Many mutual funds combine an investment objective with a specific category of stocks. For example, a fund might be an international fund whose objective is growth, or a growth fund that specializes in small-cap stocks. Here are some common stock fund types, based on their investment objectives:

 

Growth fund

A growth fund’s primary objective is capital appreciation over the medium- to long-term. Investors in growth funds often are willing to pay a high share price because they expect future earnings to be much higher. Growth companies often reinvest earnings in their businesses in order to continue to grow; therefore, they may pay only minimal dividends, if they pay dividends at all. The risk with growth investments is the possibility of overpaying for future growth that may never materialize. Investing in a growth mutual fund allows you to spread your investment over many different companies. A disappointing performance by one company may be offset by the better performance of another.

 

Aggressive growth fund

Often known as capital appreciation funds, aggressive growth funds tend to take greater risk in pursuit of potentially higher returns than ordinary growth funds. For example, an aggressive growth fund might buy initial public offerings of stock from a small start-up or innovative tech company and resell that stock quickly to generate immediate profits. Such companies do not normally pay dividends, and returns are derived almost exclusively from capital appreciation, or growth in share value.

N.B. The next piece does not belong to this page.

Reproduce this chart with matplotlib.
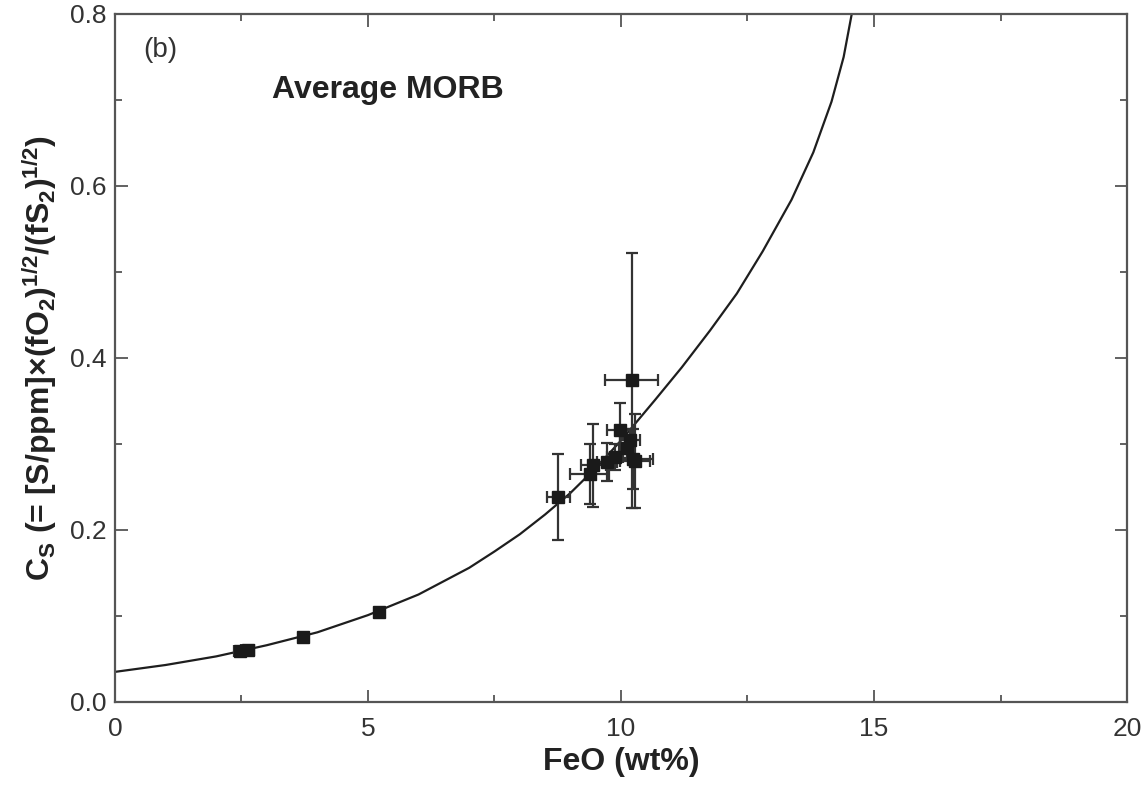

Aggressive growth funds have the potential to turbo-charge a portfolio, especially when the market is going up. However, the companies in which they invest have a high failure rate and also are normally the ones hardest hit in bear markets. To invest, you need a relatively long time horizon and a high tolerance for volatile returns. Also, the rapid buying and selling of stocks can generate capital gains and losses that may impact your tax liability.

 

Value fund

The primary objective of a value fund is long-term growth. Typically, these funds invest in companies that exhibit certain characteristics such as a stock price that’s low relative to the company’s assets, earnings, or cash flow; products or services that give the company a competitive edge; a quality balance sheet that demonstrates sound financials; high or increasing insider ownership; and strong, forward-thinking management.

 

Equity-income/Growth and income funds

Though they may seem like a hybrid category, both growth and income funds and equity-income funds are actually types of stock funds. An equity-income fund focuses primarily on income from equity (dividends from common, preferred, or convertible stock) rather than bonds. Equity-income fund tends to invest in stocks of companies that have a history of regular dividend payments.

A growth and income fund is likely to invest in stocks that pay substantial dividends but that also are considered growth companies. It may combine growth stocks with other stocks whose primary attraction is the dividends they pay. Because income is a key part of such funds’ objective and can help counteract the volatility of stock values, both categories are generally considered less aggressive than a growth fund.